Mais, ce n’est qu’avec l’arrivée de Musa Baluku à sa tête, que le mouvement se rapproche de l’État Islamique. Le premier communiqué des ADF revendiquant une action au Nord-Kivu en RDC, en tant que nouvelle filiale de l’EI en Afrique centrale date d’avril 2019.
En dehors de la RDC, l’EI est également présent au Mozambique grâce au mouvement des « Shebabs » qui n’ont rien à voir avec les Somaliens du même nom affiliés à Al Qaïda.
Deux mois après la première revendication officielle de l’EI en RDC, les insurgés du Cabo Delgado leur emboîtent le pas, même si leurs actions étaient minimisées voire presque ignorées par la communauté internationale qui ne voyait pas de lien entre le groupe et son parrain en zone syro-irakienne.

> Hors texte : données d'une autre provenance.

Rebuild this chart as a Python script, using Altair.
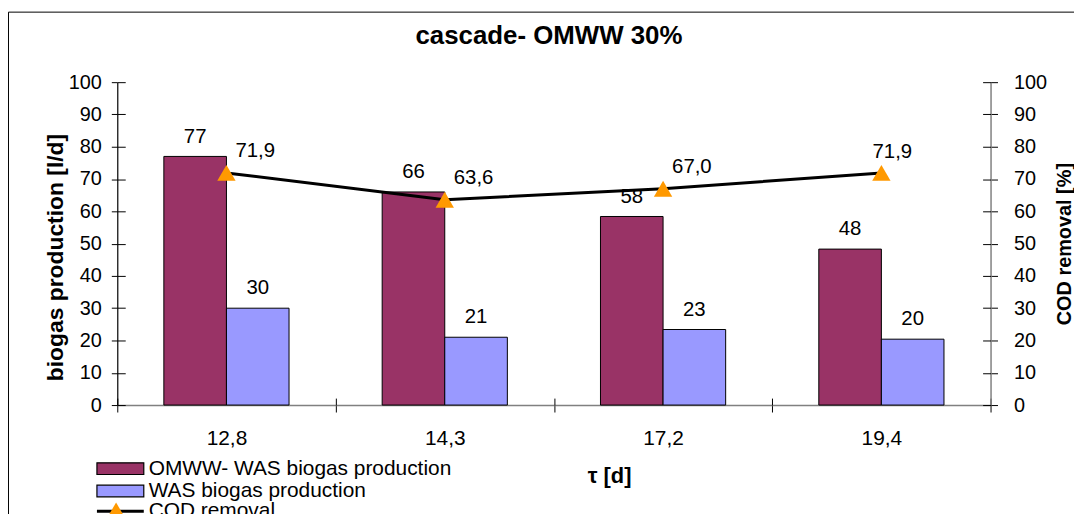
import altair as alt
import pandas as pd

# ---- data ----
tau = ["12,8", "14,3", "17,2", "19,4"]
omww_was_biogas = [77.0, 66.0, 58.4, 48.3]
was_biogas = [30.0, 21.0, 23.4, 20.4]
cod_removal = [71.9, 63.6, 67.0, 71.9]

S1 = "OMWW- WAS biogas production"
S2 = "WAS biogas production"
S3 = "COD removal"
series_order = [S1, S2]
y_ticks = list(range(0, 101, 10))

FONT = "Liberation Sans"
C_OMWW = "#993366"
C_WAS = "#9999FF"
C_COD = "#FF9900"

rows = []
for t, a, b in zip(tau, omww_was_biogas, was_biogas):
    rows.append({"tau": t, "series": S1, "value": a, "label": f"{a:.0f}"})
    rows.append({"tau": t, "series": S2, "value": b, "label": f"{b:.0f}"})
bars_df = pd.DataFrame(rows)

cod_df = pd.DataFrame({
    "tau": tau,
    "cod": cod_removal,
    "label": [f"{v:.1f}".replace(".", ",") for v in cod_removal],
    "s": [S3] * len(tau),
})
cod_main = cod_df[cod_df["tau"] != tau[-1]]
cod_last = cod_df[cod_df["tau"] == tau[-1]]

ticks_df = pd.DataFrame({"tau": tau * 3, "v": [0, 50, 100] * 4})

yscale = alt.Scale(domain=[0, 100], nice=False, zero=True)
xscale = alt.Scale(domain=tau, paddingInner=0, paddingOuter=0)

# ---- bars ----
x_main = alt.X(
    "tau:N", sort=tau, scale=xscale,
    axis=alt.Axis(
        title="τ [d]", tickBand="extent", labelAngle=0, labelFontSize=21,
        labelFont=FONT, labelColor="black", labelPadding=16, tickSize=7,
        tickColor="black", domainColor="#808080", domainWidth=1.5,
        titleFont=FONT, titleFontSize=22, titleFontWeight="bold",
        titleX=495, titleY=78, titleBaseline="alphabetic", titleColor="black",
    ),
)
y_left = alt.Y(
    "value:Q", scale=yscale,
    axis=alt.Axis(
        orient="left", values=y_ticks, title="biogas production [l/d]",
        labelFontSize=20, labelFont=FONT, labelColor="black", labelPadding=10,
        tickSize=6, tickColor="black", domainColor="black", domainWidth=1.2,
        grid=False, titleFont=FONT, titleFontSize=23, titleFontWeight="bold",
        titlePadding=1, titleY=176, titleColor="black",
    ),
)
base_bars = alt.Chart(bars_df).encode(
    x=x_main,
    xOffset=alt.XOffset("series:N", sort=series_order,
                        scale=alt.Scale(domain=series_order, paddingOuter=0.744, paddingInner=0)),
    y=y_left,
)
bars = base_bars.mark_bar(stroke="black", strokeWidth=1).encode(
    fill=alt.Fill(
        "series:N", sort=series_order,
        scale=alt.Scale(domain=series_order, range=[C_OMWW, C_WAS]),
        legend=alt.Legend(
            title=None, orient="none", legendX=-7.4, legendY=378.5,
            symbolType="M-4,-1H4V1H-4Z", symbolSize=139,
            symbolStrokeColor="black", symbolStrokeWidth=1.2,
            labelFont=FONT, labelFontSize=21, labelColor="black",
            labelOffset=18, rowPadding=0.5, padding=0, labelLimit=600,
        ),
    )
)
bar_labels = base_bars.mark_text(
    font=FONT, fontSize=20.5, color="black", baseline="alphabetic", dy=-14
).encode(text="label:N")
bars_layer = alt.layer(bars, bar_labels)

# ---- COD line ----
x_cod = alt.X("tau:N", sort=tau, scale=xscale, axis=None)
y_right = alt.Y(
    "cod:Q", scale=yscale,
    axis=alt.Axis(
        orient="right", values=y_ticks, title="COD removal [%]",
        labelFontSize=20, labelFont=FONT, labelColor="black", labelPadding=16,
        tickSize=7, tickColor="black", domainColor="#808080", domainWidth=1.5,
        grid=False, titleFont=FONT, titleFontSize=20, titleFontWeight="bold",
        titleAngle=270, titleBaseline="top", titlePadding=8, titleColor="black",
    ),
)
cod_base = alt.Chart(cod_df).encode(x=x_cod, y=y_right)
line = cod_base.mark_line(strokeWidth=3).encode(
    stroke=alt.Stroke(
        "s:N", scale=alt.Scale(domain=[S3], range=["black"]),
        legend=alt.Legend(
            title=None, orient="none", legendX=-7.4, legendY=421.5,
            symbolType="M-4,0H4", symbolSize=139, symbolStrokeWidth=3,
            labelFont=FONT, labelFontSize=21, labelColor="black",
            labelOffset=18, padding=0, labelLimit=600,
        ),
    )
)
points = cod_base.mark_point(shape="triangle-up", filled=True, size=340, opacity=1).transform_calculate(
    s2="datum.s + ' '"
).encode(
    color=alt.Color(
        "s2:N", scale=alt.Scale(range=[C_COD]),
        legend=alt.Legend(
            title=None, orient="none", legendX=-10.7, legendY=421.5,
            symbolType="triangle-up", symbolSize=340, symbolOpacity=1,
            symbolStrokeWidth=0, labelExpr="''", padding=0,
        ),
    )
)
cod_lab_a = alt.Chart(cod_main).mark_text(
    font=FONT, fontSize=20.5, color="black", baseline="alphabetic", dx=29, dy=-16
).encode(x=x_cod, y=y_right, text="label:N")
cod_lab_b = alt.Chart(cod_last).mark_text(
    font=FONT, fontSize=20.5, color="black", baseline="alphabetic", dx=11, dy=-15
).encode(x=x_cod, y=y_right, text="label:N")
cod_layer = alt.layer(line, points, cod_lab_a, cod_lab_b)

# ---- inner halves of the crossing ticks ----
inner_left = alt.Chart(ticks_df).mark_point(opacity=0).encode(
    x=alt.X("tau:N", sort=tau, scale=xscale,
            axis=alt.Axis(orient="bottom", offset=-7, tickSize=7, tickBand="extent",
                          labels=False, domain=False, title=None, tickColor="black")),
    y=alt.Y("v:Q", scale=yscale,
            axis=alt.Axis(orient="left", offset=-8, tickSize=8, values=y_ticks,
                          labels=False, domain=False, title=None, grid=False,
                          tickColor="black")),
)
inner_right = alt.Chart(ticks_df).mark_point(opacity=0).encode(
    x=alt.X("tau:N", sort=tau, scale=xscale, axis=None),
    y=alt.Y("v:Q", scale=yscale,
            axis=alt.Axis(orient="right", offset=-8, tickSize=8, values=y_ticks,
                          labels=False, domain=False, title=None, grid=False,
                          tickColor="black")),
)

# ---- outer frame of the chart ----
frame = alt.Chart(pd.DataFrame({"f": [0]})).mark_rect(
    fill="white", fillOpacity=0, stroke="black", strokeWidth=1
).encode(
    x=alt.value(-109.5), y=alt.value(-70.5), x2=alt.value(1100), y2=alt.value(600)
)

chart = alt.layer(
    frame, bars_layer, cod_layer, inner_left, inner_right
).resolve_scale(
    y="independent", x="independent"
).properties(
    width=879, height=325,
    title=alt.TitleParams(
        "cascade- OMWW 30%", font=FONT, fontSize=26, fontWeight="bold",
        color="black", anchor="middle", offset=-38, dx=-5,
    ),
    autosize=alt.AutoSizeParams(type="none"),
    padding={"left": 110, "top": 73, "right": 84, "bottom": 108},
    background="white",
).configure_view(stroke=None)

chart.save("out.html", embed_options={"renderer": "svg", "actions": False})
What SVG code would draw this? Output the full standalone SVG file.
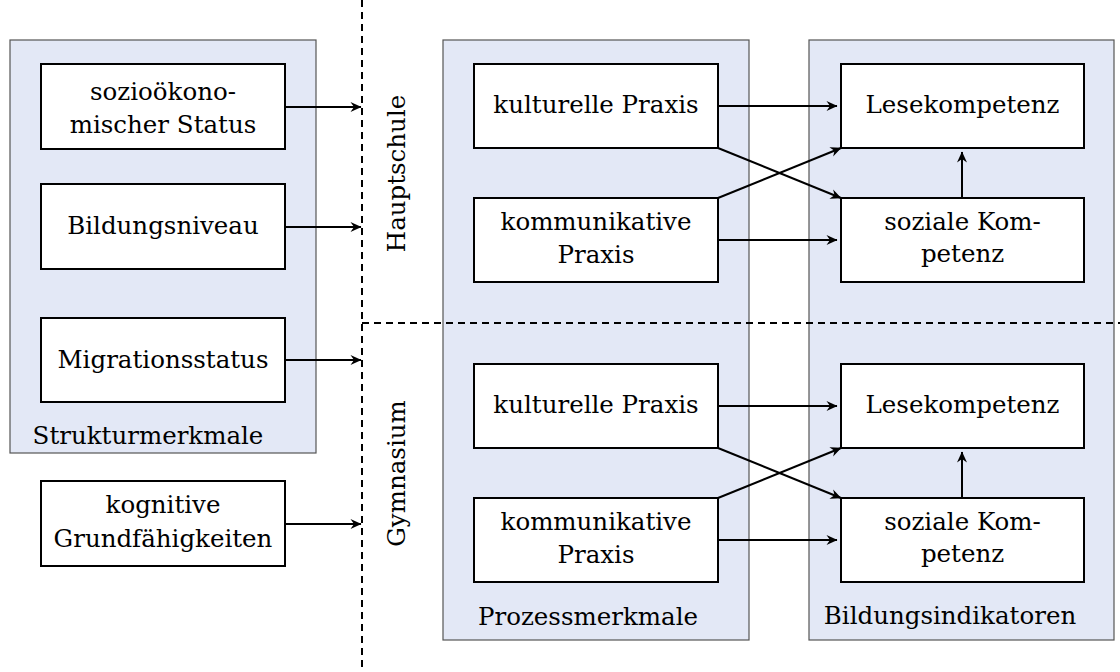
<svg xmlns="http://www.w3.org/2000/svg" width="1120" height="672" viewBox="0 0 1120 672">
  <style>
    text { font-family: "DejaVu Serif", "Liberation Serif", serif; font-size: 24.5px; fill: #000; }
    .c { text-anchor: middle; }
    .panel { fill: #e3e8f6; stroke: #555; stroke-width: 1.2; }
    .box { fill: #fff; stroke: #000; stroke-width: 2; }
    .edge { fill: none; stroke: #000; stroke-width: 2; marker-end: url(#arrow); }
    .sep { fill: none; stroke: #000; stroke-width: 2; stroke-dasharray: 7 5; }
  </style>
  <defs>
    <marker id="arrow" markerUnits="userSpaceOnUse" markerWidth="14" markerHeight="12" viewBox="-12 -6 14 12" refX="0" refY="0" orient="auto">
      <path d="M0.5,0 L-10.5,-5 L-7,0 L-10.5,5 Z" fill="#000"/>
    </marker>
  </defs>

  <!-- background panels -->
  <g id="panels">
    <g id="strukturmerkmale">
      <rect class="panel" x="10" y="40" width="306" height="413"/>
      <text class="c" x="148" y="444">Strukturmerkmale</text>
    </g>
    <g id="prozessmerkmale">
      <rect class="panel" x="443" y="40" width="306" height="600"/>
      <text class="c" x="588" y="625">Prozessmerkmale</text>
    </g>
    <g id="bildungsindikatoren">
      <rect class="panel" x="809" y="40" width="305" height="600"/>
      <text class="c" x="950" y="624">Bildungsindikatoren</text>
    </g>
  </g>

  <!-- school-type separators -->
  <g id="separators">
    <path class="sep" d="M362,0 V672"/>
    <path class="sep" d="M362,323 H1120"/>
    <text class="c" transform="translate(405,173.5) rotate(-90)">Hauptschule</text>
    <text class="c" transform="translate(405,473.5) rotate(-90)">Gymnasium</text>
  </g>

  <!-- left-hand nodes -->
  <g id="sozio">
    <rect class="box" x="41" y="64" width="244" height="85"/>
    <text class="c" x="163" y="100">sozioökono-</text>
    <text class="c" x="163" y="133">mischer Status</text>
  </g>
  <g id="bildungsniveau">
    <rect class="box" x="41" y="184" width="244" height="85"/>
    <text class="c" x="163" y="234">Bildungsniveau</text>
  </g>
  <g id="migration">
    <rect class="box" x="41" y="318" width="244" height="84"/>
    <text class="c" x="163" y="368">Migrationsstatus</text>
  </g>
  <g id="kognitiv">
    <rect class="box" x="41" y="481" width="244" height="85"/>
    <text class="c" x="163" y="513">kognitive</text>
    <text class="c" x="163" y="547">Grundfähigkeiten</text>
  </g>

  <!-- Hauptschule -->
  <g id="h-kultur">
    <rect class="box" x="474" y="64" width="244" height="84"/>
    <text class="c" x="596" y="113">kulturelle Praxis</text>
  </g>
  <g id="h-kommunikation">
    <rect class="box" x="474" y="198" width="244" height="84"/>
    <text class="c" x="596" y="230">kommunikative</text>
    <text class="c" x="596" y="263">Praxis</text>
  </g>
  <g id="h-lesen">
    <rect class="box" x="841" y="64" width="243" height="84"/>
    <text class="c" x="962.5" y="113">Lesekompetenz</text>
  </g>
  <g id="h-sozial">
    <rect class="box" x="841" y="198" width="243" height="84"/>
    <text class="c" x="962.5" y="230">soziale Kom-</text>
    <text class="c" x="962.5" y="262">petenz</text>
  </g>

  <!-- Gymnasium -->
  <g id="g-kultur">
    <rect class="box" x="474" y="364" width="244" height="84"/>
    <text class="c" x="596" y="413">kulturelle Praxis</text>
  </g>
  <g id="g-kommunikation">
    <rect class="box" x="474" y="498" width="244" height="84"/>
    <text class="c" x="596" y="530">kommunikative</text>
    <text class="c" x="596" y="563">Praxis</text>
  </g>
  <g id="g-lesen">
    <rect class="box" x="841" y="364" width="243" height="84"/>
    <text class="c" x="962.5" y="413">Lesekompetenz</text>
  </g>
  <g id="g-sozial">
    <rect class="box" x="841" y="498" width="243" height="84"/>
    <text class="c" x="962.5" y="530">soziale Kom-</text>
    <text class="c" x="962.5" y="562">petenz</text>
  </g>

  <!-- connectors -->
  <g id="connectors">
    <path class="edge" d="M285,107 H361"/>
    <path class="edge" d="M285,227 H361"/>
    <path class="edge" d="M285,360 H361"/>
    <path class="edge" d="M285,524 H361"/>

    <path class="edge" d="M718,106 H837"/>
    <path class="edge" d="M718,148 L841,198"/>
    <path class="edge" d="M718,198 L841,148"/>
    <path class="edge" d="M718,240 H837"/>
    <path class="edge" d="M962,198 V152"/>

    <path class="edge" d="M718,406 H837"/>
    <path class="edge" d="M718,448 L841,498"/>
    <path class="edge" d="M718,498 L841,448"/>
    <path class="edge" d="M718,540 H837"/>
    <path class="edge" d="M962,498 V452"/>
  </g>
</svg>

Fin mars, le siège de la ville portuaire de Palma, occasionnant plusieurs dizaines de morts et l’arrêt des travaux sur le site gazier de Total à Afungi, qui a fermé cette page de déni international sur la dangerosité de cette branche locale de l’État Islamique. En même temps, la position du gouvernement mozambicain consistant à refuser toute intervention étrangère a évolué. Dans cette perspective, Maputo a sollicité le soutien de Kigali qui a déployé un millier d’hommes au Cabo Delgado.

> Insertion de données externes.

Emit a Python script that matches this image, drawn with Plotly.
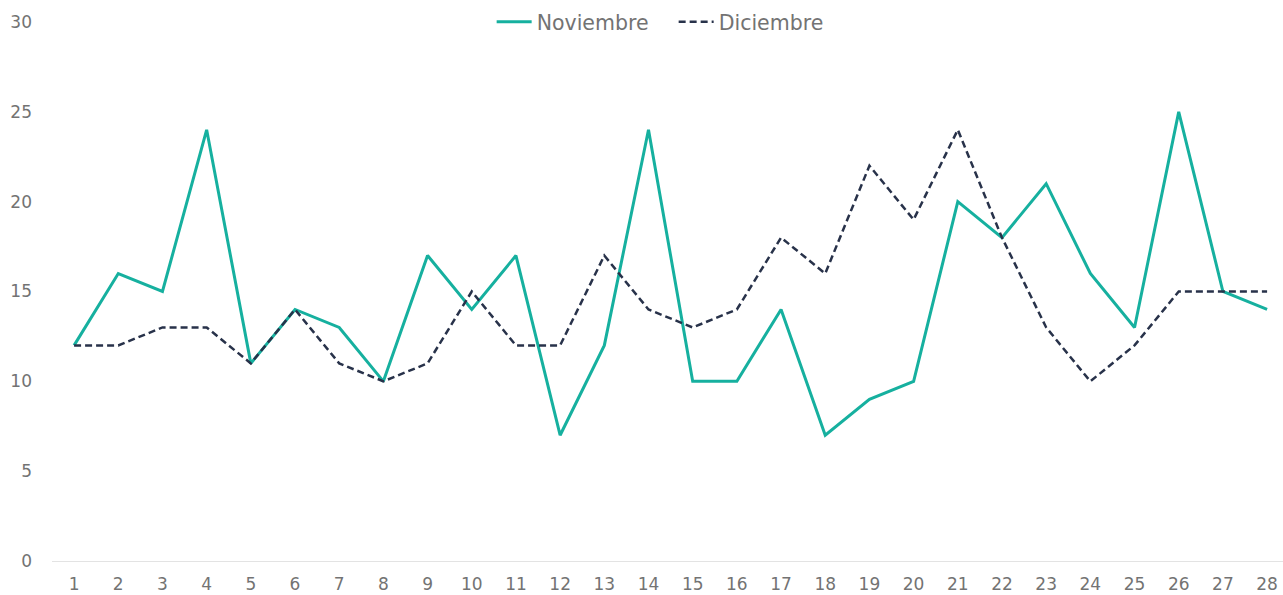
import plotly.graph_objects as go

days = list(range(1, 29))
noviembre = [12, 16, 15, 24, 11, 14, 13, 10, 17, 14, 17, 7, 12, 24, 10, 10, 14, 7, 9, 10, 20, 18, 21, 16, 13, 25, 15, 14]
diciembre = [12, 12, 13, 13, 11, 14, 11, 10, 11, 15, 12, 12, 17, 14, 13, 14, 18, 16, 22, 19, 24, 18, 13, 10, 12, 15, 15, 15]
y_ticks = [0, 5, 10, 15, 20, 25, 30]

fig = go.Figure()
fig.add_trace(go.Scatter(x=days, y=noviembre, mode="lines", name="Noviembre",
                         line=dict(color="#16B09F", width=3)))
fig.add_trace(go.Scatter(x=days, y=diciembre, mode="lines", name="Diciembre",
                         line=dict(color="#28324A", width=2.5, dash="7px,4px")))

fig.update_layout(
    width=1283, height=595,
    margin=dict(l=52, r=0, t=22, b=34),
    paper_bgcolor="white", plot_bgcolor="white",
    font=dict(family="DejaVu Sans", color="#737373", size=17),
    legend=dict(orientation="h", x=0.505, xanchor="center", y=1.0, yanchor="middle",
                font=dict(size=20.5, color="#737373"), bgcolor="rgba(0,0,0,0)",
                itemwidth=35, entrywidth=132),
    xaxis=dict(range=[0.5, 28.36], tickmode="array", tickvals=days,
               ticktext=[str(d) for d in days], showgrid=False, zeroline=False,
               showline=True, linecolor="#E3E3E3", linewidth=1, ticks="",
               ticklabelstandoff=8),
    yaxis=dict(range=[0, 30], tickmode="array", tickvals=y_ticks, showgrid=False,
               zeroline=False, showline=False, ticks="", ticklabelstandoff=19),
)

fig.write_html("out.html", config={"displayModeBar": False},
               post_script="document.body.style.margin='0px';document.body.style.overflow='hidden';")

Les forces armées rwandaises ont très vite pris leurs marques et ont repris début août la ville portuaire de Mocimboa da Praia aux mains des insurgés depuis août 2020. Leur intervention aurait repoussé les « Shebabs » qui constituent l’autre composante de la province de l’État Islamique en Afrique australe dans leurs derniers retranchements. Cela ne signifie pas pour autant que le groupe a dit son dernier mot.

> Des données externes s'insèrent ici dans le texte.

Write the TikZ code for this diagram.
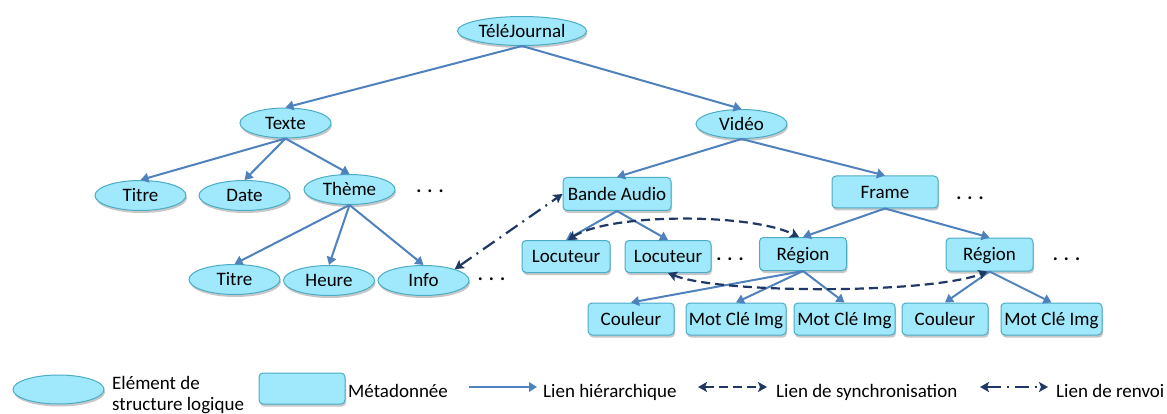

Début octobre, Kigali a affirmé avoir démantelé une cellule liée à l’État Islamique qui s’apprêtait à commettre un attentat. Une dizaine de personnes dont une femme ont été arrêtées avec du matériel de confection d’explosifs.
Le rapport de cause à effet entre l’engagement des troupes rwandaises au Mozambique et ce projet d’attentat déjoué à Kigali est difficile à écarter. L’attentat de Kampala qui n’est pas encore confirmé par les autorités peut également être analysé sous cet angle. Mais ce qui devrait préoccuper les décideurs, c’est la capacité du groupe à se développer en dehors du nord-est congolais et de la partie nord du Mozambique. Et si cette pression permettait à l’État Islamique d’accélérer son projet expansionniste en Afrique centrale ?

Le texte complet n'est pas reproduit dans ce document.